Wednesday was the last day of February, and leap year questions aside that date marks the anniversary of the Raspberry Pi launch. The oldest commercially available Pi is now 6 years old, and to mark the occasion the Raspberry Pi people have put up a retrospective of all their different models.
There is a primordial prototype from [Eben Upton]’s bench that involves an Atmel processor, but the first board dangled in front of the public was a Broadcom one, the BCM2763 ‘micro DB’. This was a form factor like one of those Android TV sticks, and while it was not a Raspberry Pi internal design or indeed sporting the SoC to be used by the Pi itself, it was sufficient to capture the imagination of what would become the Raspberry Pi community.
If you got out of bed early (British time) on the 29th of February 2012 and tried to order one of the first commercially available boards, you were most likely to be out of luck. The relatively small first batch from China was oversubscribed massively, both the RS and Farnell websites went down completely for most of the day. We received our model at some point in May. It’s an over-used phrase, “And the rest is history”, but it seems entirely appropriate here. The Pi has passed through several iterations and increased in both computing power and memory, it has spawned a whole industry of peripherals, a huge community, and a host of competitors. We have quite a few of the boards in the blog post, but some of the more exotic ones have evaded us.
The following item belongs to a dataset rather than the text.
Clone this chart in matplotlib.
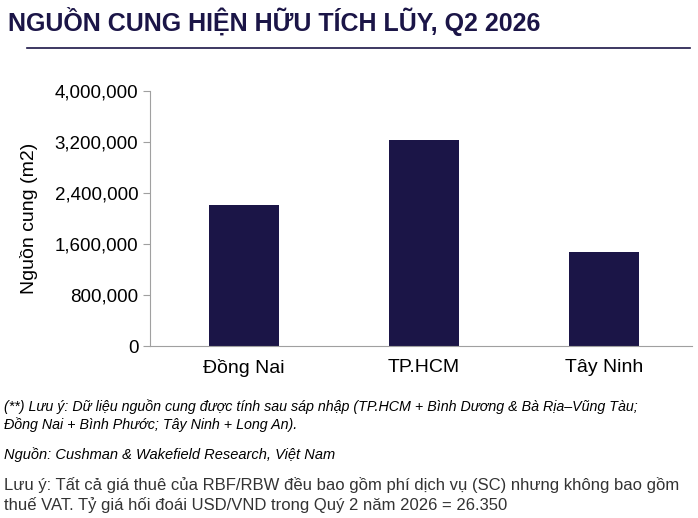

It’s not the best or most powerful board out there, many of its competitors can beat it on performance, but it remains the one to beat in small and cheap Linux-capable single board computers. Why is this the case? It has probably the best-supported Linux distro of all of them, and that community has already answered many of the queries you might find with your board.
So there’s the story, a successful product line, community, and foundation. The Pi blog piece is very much their PR, but it doesn’t need to gild the lily. However, that will not stop competitors from taking aim at its crown, and the field remains open for one of them to topple it. Which of course makes for fascinating stories for us here at Hackaday, so we’d encourage anybody with an electronics factory in China, a bright team, and some good ideas to give it a try. Meanwhile, we’ll be looking towards Cambridge for whatever new products will sport the fruity logo.